De Picasso à Dubuffet

Musée d'Art moderne, Paris

Exposition du 12 octobre 2012 - 17 février 2013




l'art en guerre
Exposition L'Art en guerre France 1938-1947 - De Picasso à Dubuffet

L'exposition du Musée d'Art moderne de la Ville de Paris montre comment les artistes ont modifié en profondeur les contenus et les formes de l'art en France de 1938 à 1947, dans un contexte menaçant d'oppression et de pénurie.

Près de 400 oeuvres de plus de 100 artistes sont présentées en une dizaine de séquences fortes complétées par de nombreux points documentaires et filmiques inédits.

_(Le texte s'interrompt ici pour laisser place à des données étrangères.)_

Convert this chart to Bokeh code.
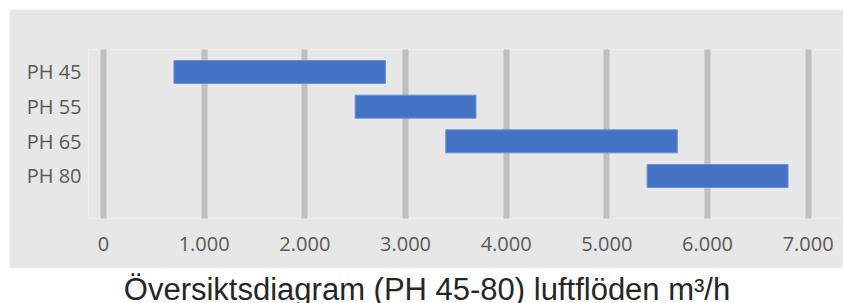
from bokeh.plotting import figure
from bokeh.models import Range1d, FixedTicker, Label
from bokeh.layouts import column
from bokeh.embed import file_html
from bokeh.resources import INLINE

# ---- data ----
categories = ["PH 45", "PH 55", "PH 65", "PH 80"]
flow_min = [700, 2500, 3400, 5400]
flow_max = [2800, 3700, 5700, 6800]
x_ticks = [0, 1000, 2000, 3000, 4000, 5000, 6000, 7000]
x_tick_labels = ["0", "1.000", "2.000", "3.000", "4.000", "5.000", "6.000", "7.000"]
title_text = "Översiktsdiagram (PH 45-80) luftflöden m³/h"

ypos = list(range(len(categories)))

BG = "#e7e7e7"
TXT = "#595959"

p = figure(width=834, height=259, output_backend="svg", toolbar_location=None,
           x_range=Range1d(-149, 7351), y_range=Range1d(4.226, -0.649),
           min_border_left=79, min_border_right=0, min_border_top=40, min_border_bottom=50)
p.background_fill_color = BG
p.border_fill_color = BG
p.outline_line_color = None

p.hbar(y=ypos, left=flow_min, right=flow_max, height=0.663,
       fill_color="#4472C4", line_color="#6e8fd3", line_width=1)

p.xaxis.ticker = FixedTicker(ticks=x_ticks)
p.xaxis.major_label_overrides = {t: l for t, l in zip(x_ticks, x_tick_labels)}
p.yaxis.ticker = FixedTicker(ticks=ypos)
p.yaxis.major_label_overrides = {i: c for i, c in zip(ypos, categories)}

for ax in (p.xaxis, p.yaxis):
    ax.axis_line_color = None
    ax.major_tick_line_color = None
    ax.minor_tick_line_color = None
    ax.major_label_text_font = "Open Sans"
    ax.major_label_text_font_size = "20px"
    ax.major_label_text_color = TXT
p.xaxis.major_label_standoff = 12
p.yaxis.major_label_standoff = 1

p.ygrid.grid_line_color = None
p.xgrid.grid_line_color = "#bfbfbf"
p.xgrid.grid_line_width = 6
p.xgrid.grid_line_cap = "round"

# title strip (its frame is aligned with the chart's frame in the column)
p2 = figure(width=834, height=35, output_backend="svg", toolbar_location=None,
            x_range=Range1d(0, 1), y_range=Range1d(0, 1),
            min_border_left=79, min_border_right=0, min_border_top=0, min_border_bottom=0)
p2.axis.visible = False
p2.grid.visible = False
p2.outline_line_color = None
p2.background_fill_color = "white"
p2.border_fill_color = "white"
p2.add_layout(Label(x=338.5, y=14, x_units="screen", y_units="screen", text=title_text,
                    text_align="center", text_baseline="alphabetic",
                    text_font="Liberation Sans", text_font_size="31px", text_color="#262626"))

layout = column(p, p2, spacing=0, margin=(9, 0, 0, 9))
open("out.html", "w").write(file_html(layout, INLINE))
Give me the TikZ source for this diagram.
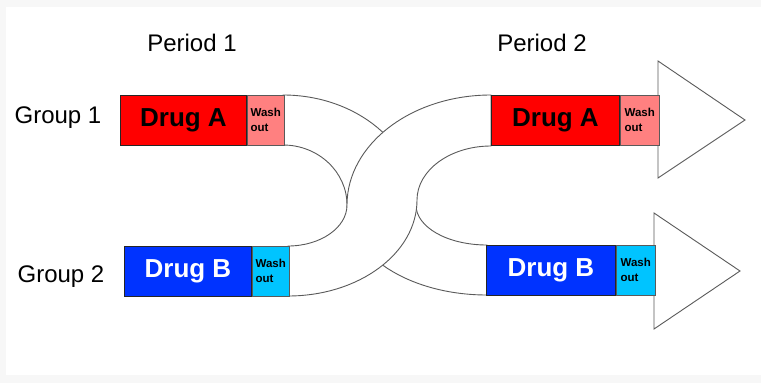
\documentclass[tikz,border=0pt]{standalone}
\usepackage{fontspec}
\setmainfont{Liberation Sans}
\definecolor{drugred}{HTML}{FF0000}
\definecolor{washred}{HTML}{FF8080}
\definecolor{drugblue}{HTML}{0033FF}
\definecolor{washblue}{HTML}{00C4FF}
\definecolor{frame}{HTML}{F7F7F7}
\definecolor{edge}{HTML}{5A5A5A}
\begin{document}
\begin{tikzpicture}[x=1pt,y=-1pt,
  band/.style={fill=white,draw=edge,line width=0.9pt},
  head/.style={fill=white,draw=edge,line width=0.9pt,line join=miter},
  drugbox/.style={draw=black!85,line width=0.9pt,inner sep=0pt,anchor=north west,
    minimum height=50pt,font=\fontsize{26}{30}\selectfont\bfseries},
  washbox/.style={draw=edge,line width=0.6pt,inner sep=0pt,anchor=north west,
    minimum height=50pt,align=left,font=\fontsize{11.5}{15}\selectfont\bfseries},
  label/.style={font=\fontsize{24}{28}\selectfont,inner sep=0pt}]
% page with its pale frame
\useasboundingbox (0,0) rectangle (761,383);
\fill[frame] (0,0) rectangle (761,383);
\fill[white] (6,7) rectangle (761,375);

% arrow heads at the end of period 2
\draw[head] (658,96) -- (658,61) -- (745,120) -- (658,178) -- (658,146);
\draw[head] (654,245) -- (654,213) -- (740,271) -- (654,329) -- (654,295);

% group 1 band: top left down to bottom right (drawn underneath)
\draw[band] (283,95) .. controls (356.4,95) and (416,144.3) .. (416,205)
  .. controls (416,227.1) and (447.4,245) .. (487,245)
  -- (487,295)
  .. controls (409.3,295) and (347,254.7) .. (347,205)
  .. controls (347,171.9) and (318.3,145) .. (283,145) -- cycle;

% group 2 band: bottom left up to top right (drawn on top)
\draw[band] (288,246) .. controls (320.6,246) and (347,227.6) .. (347,205)
  .. controls (347,144.3) and (411.5,95) .. (491,95)
  -- (491,146)
  .. controls (450.2,146) and (417,170.2) .. (417,200)
  .. controls (417,253) and (359.2,296) .. (288,296) -- cycle;

% period 1 treatment bars
\node[drugbox,fill=drugred,minimum width=126pt,text=black] (a1) at (120,95) {Drug A};
\node[washbox,fill=washred,minimum width=37pt] (w1) at (a1.north east) {Wash\\out};
\node[drugbox,fill=drugblue,minimum width=127pt,text=white] (b1) at (124,246) {Drug B};
\node[washbox,fill=washblue,minimum width=37pt] (w2) at (b1.north east) {Wash\\out};

% period 2 treatment bars
\node[drugbox,fill=drugred,minimum width=128pt,text=black] (a2) at (491,95) {Drug A};
\node[washbox,fill=washred,minimum width=39pt] (w3) at (a2.north east) {Wash\\out};
\node[drugbox,fill=drugblue,minimum width=129pt,text=white] (b2) at (486,245) {Drug B};
\node[washbox,fill=washblue,minimum width=39pt] (w4) at (b2.north east) {Wash\\out};

% headings
\node[label] (p1) at (192,43) {Period 1};
\node[label] (p2) at (542,43) {Period 2};
\node[label] (g1) at (58,118) {Group 1};
\node[label] (g2) at (61,277) {Group 2};
\end{tikzpicture}
\end{document}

En introduction, l'Exposition internationale du Surréalisme de janvier 1938 apparaît comme prémonitoire au moment de la montée des périls, avant même les accords de Munich et « sous l'angle du sombre » et de « l'étouffant » défini par André Breton et Marcel Duchamp. Certains de ses exposants seront bientôt arrêtés alors que les autres tenteront de s'exiler sans que ce soit toujours possible.

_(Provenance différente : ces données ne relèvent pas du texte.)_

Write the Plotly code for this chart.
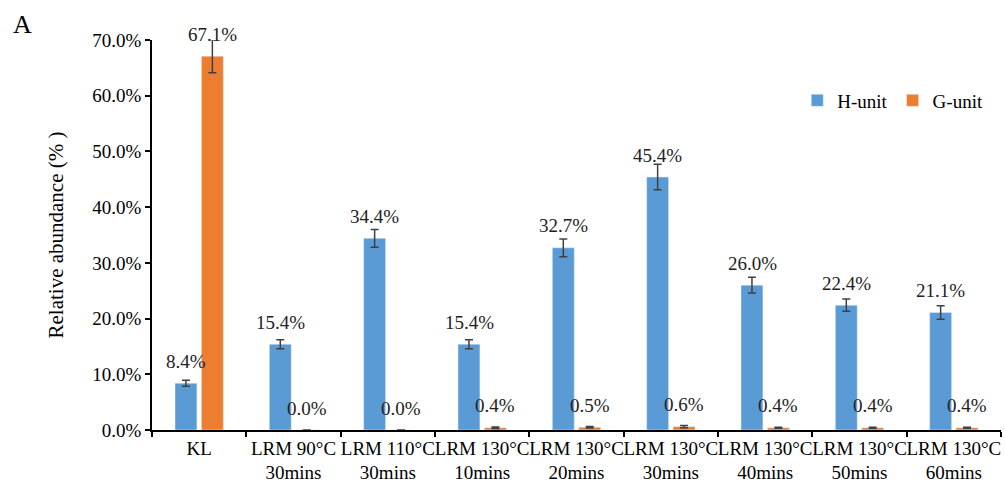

Après la drôle de guerre et la défaite de la France, avec l'Occupation nazie et l'instauration du régime de Vichy, jusque dans les nombreux camps d'internement et les prisons en France, on crée encore : des oeuvres de survie traduisent l'énergie désespérée d'artistes qui adaptent leur processus de création et leurs matériaux - cire, ficelle, pierre, papier à musique ou d'emballage, etc. (Bellmer, Brauner, Ernst, Freundlich, Gotko, Gumichian, Hamelin, Kolos-Vary, Lévy, Nussbaum, Payen, Prieto, Rosenthal, Salomon, Soos, Springer, Taslitzky, Warszawski, Wols…).

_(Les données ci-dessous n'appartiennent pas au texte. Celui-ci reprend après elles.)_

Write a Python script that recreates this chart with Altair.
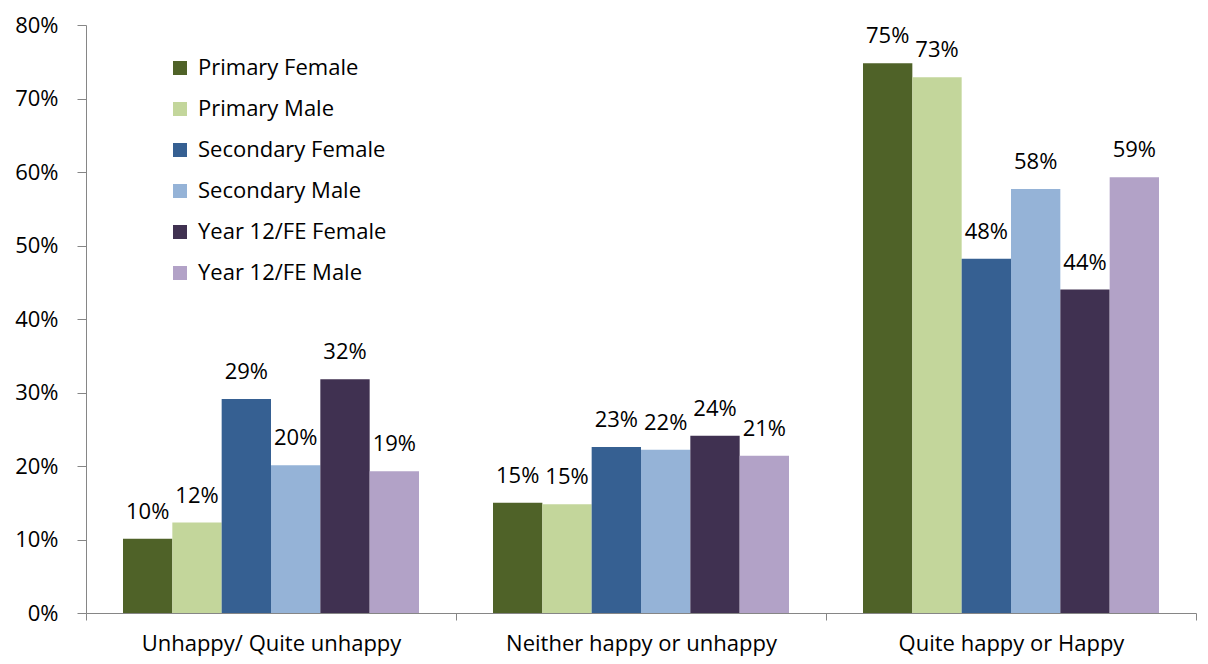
import altair as alt
import pandas as pd

categories = ["Unhappy/ Quite unhappy", "Neither happy or unhappy", "Quite happy or Happy"]
series = ["Primary Female", "Primary Male", "Secondary Female",
          "Secondary Male", "Year 12/FE Female", "Year 12/FE Male"]
colors = ["#4F6228", "#C3D69B", "#366092", "#95B3D7", "#403151", "#B2A2C7"]

primary_female = [0.101, 0.150, 0.748]
primary_male = [0.123, 0.148, 0.729]
secondary_female = [0.291, 0.226, 0.482]
secondary_male = [0.201, 0.222, 0.577]
year12_female = [0.318, 0.241, 0.440]
year12_male = [0.193, 0.214, 0.593]

values = [primary_female, primary_male, secondary_female,
          secondary_male, year12_female, year12_male]

rows = []
for s, vals in zip(series, values):
    for c, v in zip(categories, vals):
        rows.append({"category": c, "series": s, "value": v})
df = pd.DataFrame(rows)

FONT = "Open Sans"
FS = 22

x = alt.X("category:N", sort=categories, title=None,
          scale=alt.Scale(paddingInner=0, paddingOuter=0),
          axis=alt.Axis(labelAngle=0, labelFontSize=FS, labelColor="#000000",
                        labelFont=FONT, tickBand="extent", tickSize=7,
                        tickColor="#868686", domainColor="#868686",
                        labelPadding=13, labelLimit=0))
xoff = alt.XOffset("series:N", sort=series,
                   scale=alt.Scale(paddingInner=0, paddingOuter=0.75))
y = alt.Y("value:Q", title=None,
          scale=alt.Scale(domain=[0, 0.8], nice=False),
          axis=alt.Axis(format=".0%", values=[i / 10 for i in range(9)],
                        grid=False, labelFontSize=FS, labelColor="#000000",
                        labelFont=FONT, tickSize=9, tickColor="#868686",
                        domainColor="#868686", labelPadding=19))

color = alt.Color("series:N", sort=series,
                  scale=alt.Scale(domain=series, range=colors),
                  legend=alt.Legend(orient="none", legendX=83, legendY=32,
                                    title=None, symbolType="square",
                                    symbolSize=196, symbolStrokeWidth=0,
                                    labelFontSize=FS, labelFont=FONT,
                                    labelColor="#000000", rowPadding=19,
                                    labelOffset=7, padding=0, labelLimit=0))

bars = alt.Chart(df).mark_bar().encode(x=x, xOffset=xoff, y=y, color=color)

labels = alt.Chart(df).mark_text(
    fontSize=FS, font=FONT, color="#000000", baseline="alphabetic", dy=-20
).encode(x=x, xOffset=xoff, y=y, text=alt.Text("value:Q", format=".0%"))

chart = (bars + labels).properties(
    width=1110, height=588,
    padding={"left": 78, "top": 17, "right": 4, "bottom": 43},
    autosize=alt.AutoSizeParams(type="none"),
).configure(background="white").configure_view(stroke=None)

chart.save("out.html", embed_options={"renderer": "svg", "actions": False})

Les artistes sont condamnés à s'adapter aux nouvelles réalités des années noires et, pour certains d'entre eux, à la clandestinité dans les refuges : à Marseille, Grasse, Sanary ou Dieulefit (Arp, Brauner, Sonia Delaunay, Hausmann, Magnelli, Masereel, Räderscheidt, Steib, Taeuber, Tita …). Dans la partie la plus visible de la scène parisienne, dominent les maîtres référents, Matisse, Picasso, Bonnard, Rouault, et les « jeunes peintres de tradition française » qui s'en réclament (Bazaine, Estève, Fougeron, Lapicque, Manessier, Singier…). L'ouverture partielle du Musée national d'art moderne, en 1942, au Palais de Tokyo, permet de saisir le goût timoré de l'époque expurgée de ses « indésirables » : juifs, étrangers, anticonformistes, etc. Par contraste, la galerie Jeanne Bucher est l'une des rares exceptions à présenter (sans publicité) des pièces d'artistes jugés « dégénérés » par la propagande totalitaire en Allemagne mais aussi en France. (Klee, Domela, Kandinsky, De Staël…). Quant à Picasso, l'audace est intacte : interdit d'exposition et reclus dans son atelier des Grands- Augustins, il multiplie les chefs-d'oeuvre : L'Aubade, le Grand nu, les Têtes de mort, les dessins érotiques, Tête de taureau ou sa pièce de théâtre Le désir attrapé par la queue.

art en guerre exposition

Entre 1944 et 1947, les oeuvres de l'après-guerre répondent à la violence faite aux corps et aux esprits depuis des années. Cette partie de l'exposition questionne la redéfinition des grands mouvements modernes, les uns assurent la « Reconstruction » — autour du Parti communiste français (Fougeron, Herbin, Pignon…) et du renouveau de l'Art sacré —, les autres empruntent une ligne de fuite radicale : tachisme, informel, art brut, lettrisme, récupération de déchets ou d'objets rejetés par la guerre. Tout témoigne de l'irrépressible décompression psychique à l'oeuvre comme seule réponse à l'histoire (Atlan, Bissière, Debré, Fautrier, Giacometti, Hartung, Leduc, Masson, Richier, Riopelle, Soulages, Schneider, Tal-Coat…). Le premier vrai scandale après la Libération est déclenché en 1946 par l'exposition Dubuffet à la galerie Drouin : Mirobolus, Macadam et Cie. Hautes Pates, mis en relation avec tout ce qui compte alors en matière d'art « autre » chez les naïfs, les anonymes dans les asiles ou chez tous les « anartistes » (Artaud, Bryen, Chaissac, Corbaz, Duf, Forestier, Hyppolite, Michaux, Miro, Pujolle, Villeglé, Wols…).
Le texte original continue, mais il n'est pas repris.